• [PROVIDED MATERIAL]
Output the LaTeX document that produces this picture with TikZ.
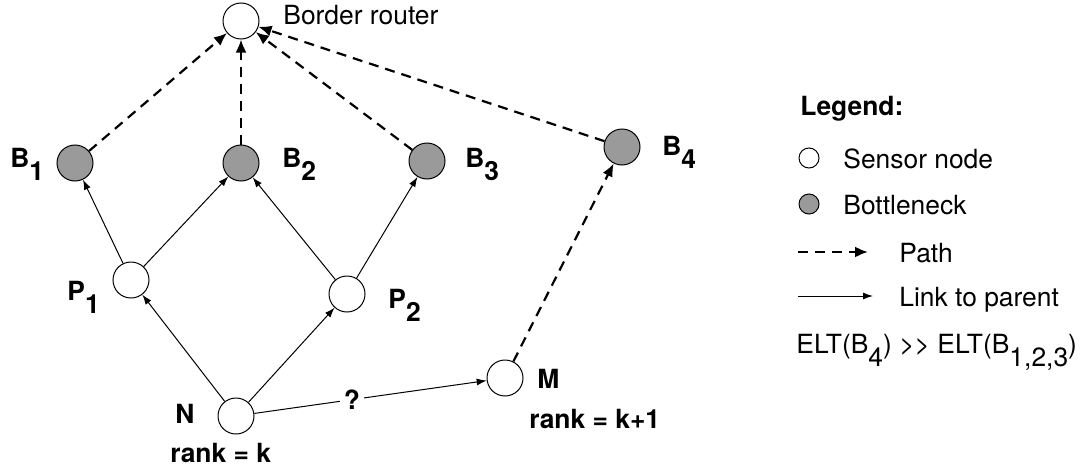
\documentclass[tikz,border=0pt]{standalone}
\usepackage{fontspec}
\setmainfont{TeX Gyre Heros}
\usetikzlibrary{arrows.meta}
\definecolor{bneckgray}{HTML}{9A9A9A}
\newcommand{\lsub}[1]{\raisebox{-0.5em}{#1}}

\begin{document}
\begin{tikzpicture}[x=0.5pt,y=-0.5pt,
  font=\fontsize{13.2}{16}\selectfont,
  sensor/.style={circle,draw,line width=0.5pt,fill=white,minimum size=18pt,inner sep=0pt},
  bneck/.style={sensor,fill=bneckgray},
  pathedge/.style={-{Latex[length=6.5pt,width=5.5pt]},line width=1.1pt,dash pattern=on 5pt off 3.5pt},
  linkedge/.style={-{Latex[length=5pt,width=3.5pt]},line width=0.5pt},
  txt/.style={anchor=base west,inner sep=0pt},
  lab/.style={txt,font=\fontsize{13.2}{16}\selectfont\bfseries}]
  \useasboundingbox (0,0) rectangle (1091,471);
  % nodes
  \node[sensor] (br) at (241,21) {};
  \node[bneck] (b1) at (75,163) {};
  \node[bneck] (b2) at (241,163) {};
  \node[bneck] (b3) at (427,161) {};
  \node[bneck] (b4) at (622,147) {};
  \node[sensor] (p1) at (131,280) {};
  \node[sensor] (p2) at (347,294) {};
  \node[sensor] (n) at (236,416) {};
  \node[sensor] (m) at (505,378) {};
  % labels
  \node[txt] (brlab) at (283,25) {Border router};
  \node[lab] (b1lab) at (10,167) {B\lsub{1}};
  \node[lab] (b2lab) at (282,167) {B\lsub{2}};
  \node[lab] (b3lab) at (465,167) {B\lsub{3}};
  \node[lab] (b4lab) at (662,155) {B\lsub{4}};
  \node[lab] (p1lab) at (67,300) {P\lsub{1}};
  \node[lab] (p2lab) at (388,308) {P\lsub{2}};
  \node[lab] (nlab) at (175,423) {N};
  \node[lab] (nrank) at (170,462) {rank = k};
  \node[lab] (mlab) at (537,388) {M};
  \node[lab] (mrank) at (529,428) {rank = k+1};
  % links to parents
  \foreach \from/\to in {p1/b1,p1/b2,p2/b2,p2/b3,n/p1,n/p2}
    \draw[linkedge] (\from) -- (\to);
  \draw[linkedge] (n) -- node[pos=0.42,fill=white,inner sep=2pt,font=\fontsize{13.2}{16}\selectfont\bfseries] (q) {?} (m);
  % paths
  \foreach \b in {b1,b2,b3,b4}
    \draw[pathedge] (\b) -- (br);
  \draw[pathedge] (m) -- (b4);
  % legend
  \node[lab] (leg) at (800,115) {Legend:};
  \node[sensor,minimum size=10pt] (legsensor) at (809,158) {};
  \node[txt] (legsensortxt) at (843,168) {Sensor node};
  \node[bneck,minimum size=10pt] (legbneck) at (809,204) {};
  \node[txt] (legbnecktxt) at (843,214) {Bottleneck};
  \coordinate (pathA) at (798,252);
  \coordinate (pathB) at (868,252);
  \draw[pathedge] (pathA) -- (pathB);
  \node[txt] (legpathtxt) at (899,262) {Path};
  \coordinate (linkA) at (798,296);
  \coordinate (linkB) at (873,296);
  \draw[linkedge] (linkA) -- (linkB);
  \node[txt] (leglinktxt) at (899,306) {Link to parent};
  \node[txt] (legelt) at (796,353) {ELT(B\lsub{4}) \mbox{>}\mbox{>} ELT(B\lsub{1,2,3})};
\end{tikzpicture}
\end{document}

• [WHAT YOU WILL DO]
Do not include the images; transcribe the rest of the listing exactly.

• [FINAL ANSWER]
Output the LaTeX document that produces this picture with TikZ.
\documentclass[tikz,border=0pt]{standalone}
\usepackage{fontspec}
\setmainfont{TeX Gyre Heros}
\usetikzlibrary{arrows.meta}
\definecolor{bneckgray}{HTML}{9A9A9A}
\newcommand{\lsub}[1]{\raisebox{-0.5em}{#1}}

\begin{document}
\begin{tikzpicture}[x=0.5pt,y=-0.5pt,
  font=\fontsize{13.2}{16}\selectfont,
  sensor/.style={circle,draw,line width=0.5pt,fill=white,minimum size=18pt,inner sep=0pt},
  bneck/.style={sensor,fill=bneckgray},
  pathedge/.style={-{Latex[length=6.5pt,width=5.5pt]},line width=1.1pt,dash pattern=on 5pt off 3.5pt},
  linkedge/.style={-{Latex[length=5pt,width=3.5pt]},line width=0.5pt},
  txt/.style={anchor=base west,inner sep=0pt},
  lab/.style={txt,font=\fontsize{13.2}{16}\selectfont\bfseries}]
  \useasboundingbox (0,0) rectangle (1091,471);
  % nodes
  \node[sensor] (br) at (241,21) {};
  \node[bneck] (b1) at (75,163) {};
  \node[bneck] (b2) at (241,163) {};
  \node[bneck] (b3) at (427,161) {};
  \node[bneck] (b4) at (622,147) {};
  \node[sensor] (p1) at (131,280) {};
  \node[sensor] (p2) at (347,294) {};
  \node[sensor] (n) at (236,416) {};
  \node[sensor] (m) at (505,378) {};
  % labels
  \node[txt] (brlab) at (283,25) {Border router};
  \node[lab] (b1lab) at (10,167) {B\lsub{1}};
  \node[lab] (b2lab) at (282,167) {B\lsub{2}};
  \node[lab] (b3lab) at (465,167) {B\lsub{3}};
  \node[lab] (b4lab) at (662,155) {B\lsub{4}};
  \node[lab] (p1lab) at (67,300) {P\lsub{1}};
  \node[lab] (p2lab) at (388,308) {P\lsub{2}};
  \node[lab] (nlab) at (175,423) {N};
  \node[lab] (nrank) at (170,462) {rank = k};
  \node[lab] (mlab) at (537,388) {M};
  \node[lab] (mrank) at (529,428) {rank = k+1};
  % links to parents
  \foreach \from/\to in {p1/b1,p1/b2,p2/b2,p2/b3,n/p1,n/p2}
    \draw[linkedge] (\from) -- (\to);
  \draw[linkedge] (n) -- node[pos=0.42,fill=white,inner sep=2pt,font=\fontsize{13.2}{16}\selectfont\bfseries] (q) {?} (m);
  % paths
  \foreach \b in {b1,b2,b3,b4}
    \draw[pathedge] (\b) -- (br);
  \draw[pathedge] (m) -- (b4);
  % legend
  \node[lab] (leg) at (800,115) {Legend:};
  \node[sensor,minimum size=10pt] (legsensor) at (809,158) {};
  \node[txt] (legsensortxt) at (843,168) {Sensor node};
  \node[bneck,minimum size=10pt] (legbneck) at (809,204) {};
  \node[txt] (legbnecktxt) at (843,214) {Bottleneck};
  \coordinate (pathA) at (798,252);
  \coordinate (pathB) at (868,252);
  \draw[pathedge] (pathA) -- (pathB);
  \node[txt] (legpathtxt) at (899,262) {Path};
  \coordinate (linkA) at (798,296);
  \coordinate (linkB) at (873,296);
  \draw[linkedge] (linkA) -- (linkB);
  \node[txt] (leglinktxt) at (899,306) {Link to parent};
  \node[txt] (legelt) at (796,353) {ELT(B\lsub{4}) \mbox{>}\mbox{>} ELT(B\lsub{1,2,3})};
\end{tikzpicture}
\end{document}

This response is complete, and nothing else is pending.